I do believe Lula had some knowledge of the quid pro quo demanded by the parties to support him. Heck, if you ask me, I can tell that’s what happened for sure. But I know Lula wouldn’t have finished his first term had he ruptured the schemes that have been entrenched in the Brazilian society for so many decades. It is very important to understand that Brazil is still a kind of colony, with the chunk of the country shared by a few families. This will sound like a blessing for corruption, but his strategy seems right: to show nothing would be ruptured, as long as he was able to implement some key measures – and hope for a gradual change that would empower the institutions.

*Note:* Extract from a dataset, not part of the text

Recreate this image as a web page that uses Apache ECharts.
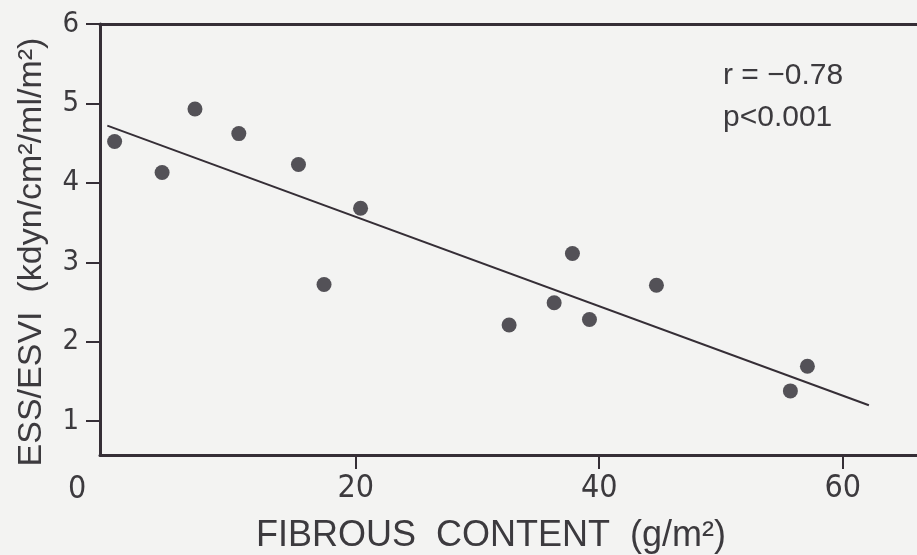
<!DOCTYPE html>
<html>
<head>
<meta charset="utf-8">
<script src="https://cdn.jsdelivr.net/npm/echarts@6/dist/echarts.min.js"></script>
<style>
html,body{margin:0;padding:0;background:#f3f3f2;}
#chart{width:917px;height:555px;}
</style>
</head>
<body>
<div id="chart"></div>
<script>
// Data
const fibrousContent = [0.2, 4.1, 6.8, 10.4, 15.3, 20.4, 17.4, 32.6, 36.3, 37.8, 39.2, 44.7, 55.7, 57.1];
const essEsvi        = [4.52, 4.13, 4.93, 4.62, 4.23, 3.68, 2.72, 2.21, 2.49, 3.11, 2.28, 2.71, 1.38, 1.69];
const fitX = [-0.4, 62.15];
const fitY = [4.72, 1.20];
const xTicks = [20, 40, 60];
const yTicks = [1, 2, 3, 4, 5, 6];
const originLabel = '0';
const xTitle = 'FIBROUS  CONTENT  (g/m²)';
const yTitle = 'ESS/ESVI  (kdyn/cm²/ml/m²)';
const statLines = ['r = −0.78', 'p<0.001'];

const ink = '#352e36';
const textColor = '#3c3a3e';
const narrow = '"Liberation Sans Narrow", "DejaVu Sans Condensed", "Liberation Sans", sans-serif';
const regular = '"Liberation Sans", "DejaVu Sans", sans-serif';

const chart = echarts.init(document.getElementById('chart'), null, {renderer: 'canvas'});
chart.setOption({
  backgroundColor: '#f3f3f2',
  animation: false,
  grid: {left: 100, right: 0, top: 24, bottom: 100, containLabel: false},
  xAxis: [{
    type: 'value', min: -1, max: 66.1,
    splitLine: {show: false},
    axisLine: {show: true, onZero: false, lineStyle: {color: ink, width: 3}},
    axisTick: {show: true, customValues: xTicks, length: 14, lineStyle: {color: ink, width: 2}},
    axisLabel: {show: true, customValues: xTicks, margin: 18, fontSize: 32, fontFamily: narrow, color: textColor}
  }, {
    type: 'value', min: -1, max: 66.1, position: 'top',
    splitLine: {show: false},
    axisLine: {show: true, onZero: false, lineStyle: {color: ink, width: 3}},
    axisTick: {show: false}, axisLabel: {show: false}
  }],
  yAxis: [{
    type: 'value', min: 0.573, max: 6,
    splitLine: {show: false},
    axisLine: {show: true, onZero: false, lineStyle: {color: ink, width: 3}},
    axisTick: {show: true, customValues: yTicks, length: 14, lineStyle: {color: ink, width: 2}},
    axisLabel: {show: true, customValues: yTicks, margin: 21, fontSize: 29, fontFamily: narrow, color: textColor}
  }],
  series: [{
    type: 'line',
    data: fitX.map((x, i) => [x, fitY[i]]),
    showSymbol: false, symbol: 'none',
    lineStyle: {color: ink, width: 2},
    z: 2
  }, {
    type: 'scatter',
    data: fibrousContent.map((x, i) => [x, essEsvi[i]]),
    symbol: 'circle', symbolSize: 15,
    itemStyle: {color: '#2b2830'},
    z: 3
  }],
  graphic: [
    {type: 'text', left: 68, top: 474, style: {text: originLabel, font: '32px ' + narrow, fill: textColor}},
    {type: 'text', x: 491, y: 536, style: {text: xTitle, font: '36px ' + regular, fill: textColor, align: 'center', verticalAlign: 'middle'}},
    {type: 'text', x: 32, y: 252, rotation: Math.PI / 2, style: {text: yTitle, font: '34px ' + regular, fill: textColor, align: 'center', verticalAlign: 'middle'}},
    {type: 'text', left: 723, top: 61, style: {text: statLines[0], font: '30px ' + regular, fill: textColor}},
    {type: 'text', left: 723, top: 103, style: {text: statLines[1], font: '30px ' + regular, fill: textColor}}
  ]
});
</script>
</body>
</html>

One of Lula’s first acts in power was to create the legal framework that led to all you can see today.

And it is worth mentioning that 13 years later, when Dilma was being pressured (by those who are now on the jail line) to intervene in the Car Wash investigation, she did nothing of sorts: no changes in heads of the Federal Police, no pressure on the judge. She did publicly criticize the methods of investigation, but let it run wild. That’s why she was impeached.

Don’t get me wrong: the Car Wash investigation has bore great fruits and it is pleasant to see some characters in jail. But it is important that the investigation be conducted according to the law, otherwise they will be freed in upper courts – as it has been the case.


#15

He was a metalworker and lost his pinkie on a work-related accident.


#16

No left-handed pinky swears for him.


#17

Oh he did! This is just his first conviction. He has many more pending cases.


#18

To be really sucint, Lula is victim of lawfare.


#19

Temer just successfully maneuvered to have the ethics commission report rejected. Case will still go to vote on the assembly. But with about 200 congresspeople relying on Temer as the last barrier between them and the courts, having Temer convicted will be very hard. (We are talking about a President with 5% approval being able to win on the Congress. What a shame.)

Sorry, this will be my last comment on the subject!